Erika Photographs 1998-2013 is a photographic study of one woman over a period of fifteen years. The project can be viewed as a handmade case filled with (30) 8x10” pigment prints. I photographed Erika from 1998 - 2013. This is a collaborative photographic dialog. Erika’s words are printed on the backs of each print. The images depict her in various stages of personal evolution - from her years as a struggling artist, through her founding of an avant-garde theater company, marriage, divorce and single motherhood. Erika herself commands the attention by telling her own story.

The project is intended not as a book, but as a - sort of coffee table objet d’art. The prints are loose, meant to be handled and turned over, each inscribed with Erika’s insights into those rocky but exciting first ten years post college in rapidly changing New York. On the back of one print she says:

"I had just gotten divorced. I had to let go of that beautiful and cheap loft. It was a rough time, but I had to find a room of my own.
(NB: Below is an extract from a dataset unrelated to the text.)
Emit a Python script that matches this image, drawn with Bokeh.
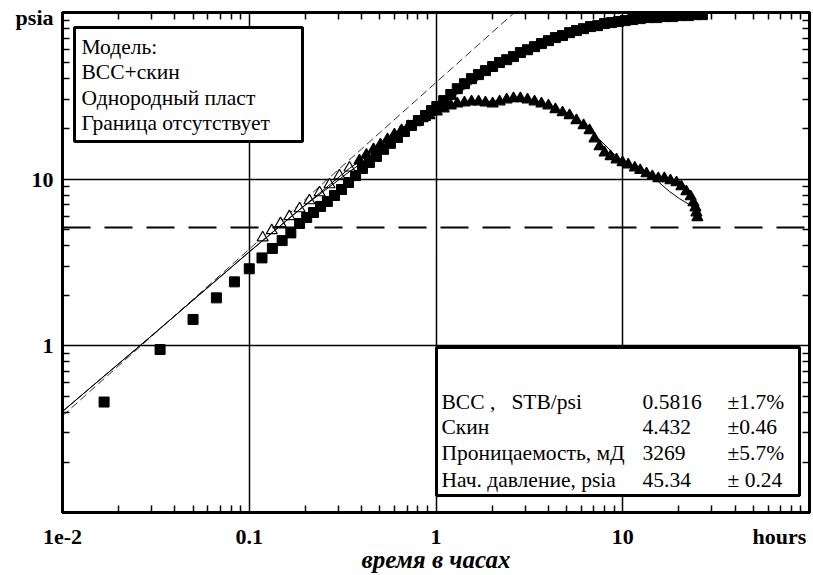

I ended up renting a room in a big mansion in Crown Heights. It was a lonely, isolating transition. In breakups I always seem to be the one getting rid of all our things. In this room the bed - all the furniture - was not mine. All I had was my mirror and clothes. I called it my room, but I wasn’t allowed to move anything in the house. Everything had to stay exactly where it was.”

The Erika box is a long-term investigation of dreaming, risk-taking, loving, motherhood and survival. The project is dear to my heart as is also an exploration of our friendship, creative ideas and our yearly dance with light and shadow.

My hope is that a handful of people bring this box into their home and leave it out for others to enjoy - perhaps as a curious box of family pictures of a distant relative who chose a different path in life. An essay is included, extending my intimate thoughts about the project. The Erika box is available as a limited edition of 10.